Brave New World
How we cite our quotes:
Hot tunnels alternated with cool tunnels. Coolness was wedded to discomfort in the form of hard X-rays. By the time they were decanted the embryos had a horror of cold. They were predestined to emigrate to the tropics, to be miner and acetate silk spinners and steel workers. Later on their minds would be made to endorse the judgment of their bodies. "We condition them to thrive on heat," concluded Mr. Foster. "Our colleagues upstairs will teach them to love it."
"And that," put in the Director sententiously, "that is the secret of happiness and virtue – liking what you've got to do. All conditioning aims at that: making people like their inescapable social destiny." (1.87-8)
Right off the bat, we have to start questioning the way in which the Director and others define "happiness" in this world. Is being "content" the same as being "happy"? If you have no choice about it, if this emotion is the default, can we still think of it as true "happiness"?
Feeling lurks in that interval of time between desire and its consummation. Shorten that interval, break down all those old unnecessary barriers.

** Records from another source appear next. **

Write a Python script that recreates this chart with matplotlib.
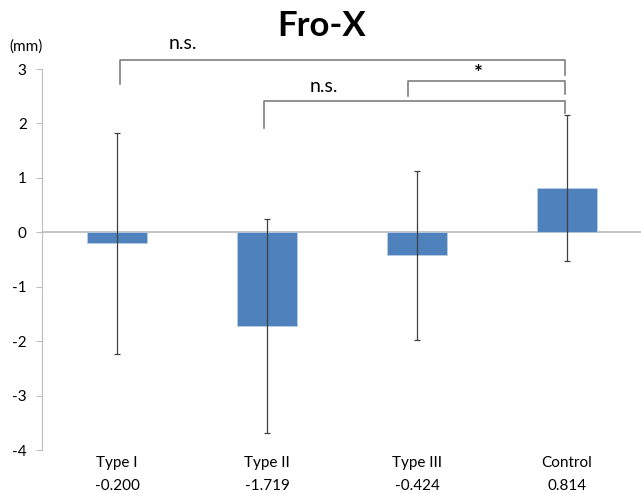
import matplotlib.pyplot as plt

# data
groups = ['Type I', 'Type II', 'Type III', 'Control']
means = [-0.200, -1.719, -0.424, 0.814]
sds = [2.03, 1.97, 1.55, 1.34]
value_labels = ['-0.200', '-1.719', '-0.424', '0.814']

# significance brackets: (left idx, right idx, bar height, left leg end, right leg end, label)
brackets = [
    (0, 3, 3.16, 2.72, 2.89, 'n.s.'),
    (1, 3, 2.41, 1.91, 2.20, 'n.s.'),
    (2, 3, 2.78, 2.50, 2.55, '*'),
]

plt.rcParams['font.family'] = ['Lato', 'DejaVu Sans']
plt.rcParams['axes.unicode_minus'] = False

fig = plt.figure(figsize=(6.41, 4.93), dpi=100)
ax = fig.add_axes([0.0655, 0.087, 0.936, 0.773])

x = list(range(len(groups)))
ax.bar(x, means, width=0.40, color='#4F81BD', edgecolor='#B9CDE5', linewidth=0.6, zorder=2)
ax.errorbar(x, means, yerr=sds, fmt='none', ecolor='#404040', elinewidth=0.9,
            capsize=2.5, capthick=0.9, zorder=3)

ax.axhline(0, color='#BFBFBF', linewidth=1.3, zorder=1)

ax.set_xlim(-0.5, 3.5)
ax.set_ylim(-4, 3)
ax.set_yticks(range(-4, 4))
ax.tick_params(axis='y', direction='out', length=4, color='#BFBFBF', labelsize=11, pad=7)
ax.set_xticks(x)
ax.set_xticklabels([g + '\n' + v for g, v in zip(groups, value_labels)], fontsize=11,
                   linespacing=1.85)
ax.tick_params(axis='x', length=0, pad=4)

for s in ['top', 'right', 'bottom']:
    ax.spines[s].set_visible(False)
ax.spines['left'].set_color('#BFBFBF')

# brackets
offsets = {0: 0.02, 1: -0.02, 2: -0.06}
for i, j, h, yl, yr, lab in brackets:
    xl = i + offsets[i]
    xr = j - 0.01
    ax.plot([xl, xl, xr, xr], [yl, h, h, yr], color='#7F7F7F', linewidth=1.2,
            clip_on=False, zorder=4)

fig.text(0.285, 0.912, 'n.s.', fontsize=14, ha='center', va='center')
fig.text(0.505, 0.825, 'n.s.', fontsize=14, ha='center', va='center')
fig.text(0.747, 0.850, '*', fontsize=15, ha='center', va='center', fontweight='bold')

fig.text(0.501, 0.947, 'Fro-X', fontsize=25, fontweight='bold', ha='center', va='center')
fig.text(0.04, 0.905, '(mm)', fontsize=11, ha='center', va='center')

fig.savefig('out.png', dpi=100)
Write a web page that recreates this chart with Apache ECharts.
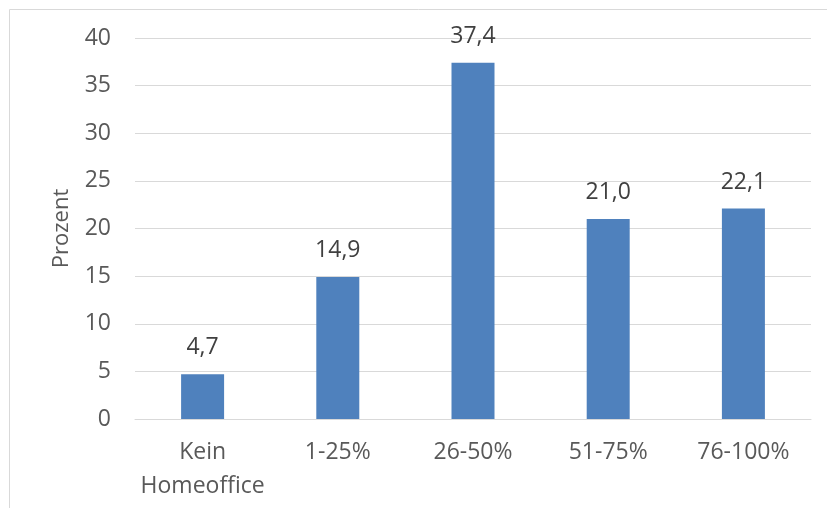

"Fortunate boys!" said the Controller. "No pains have been spared to make your lives emotionally easy – to preserve you, so far as that is possible, from having emotions at all." (3.115-6)
The Controller misses a key point here – that the consummation is made better by the waiting.
"Has any of you been compelled to live through a long time-interval between the consciousness of a desire and its fulfillment?"
"I once had to wait nearly four weeks before a girl I wanted would let me have her."
"And you felt a strong emotion in consequence?"
"Horrible; precisely," said the Controller. (3.132-8)
This passage raises the question, what happens to "happiness" when it is challenged, when it is earned?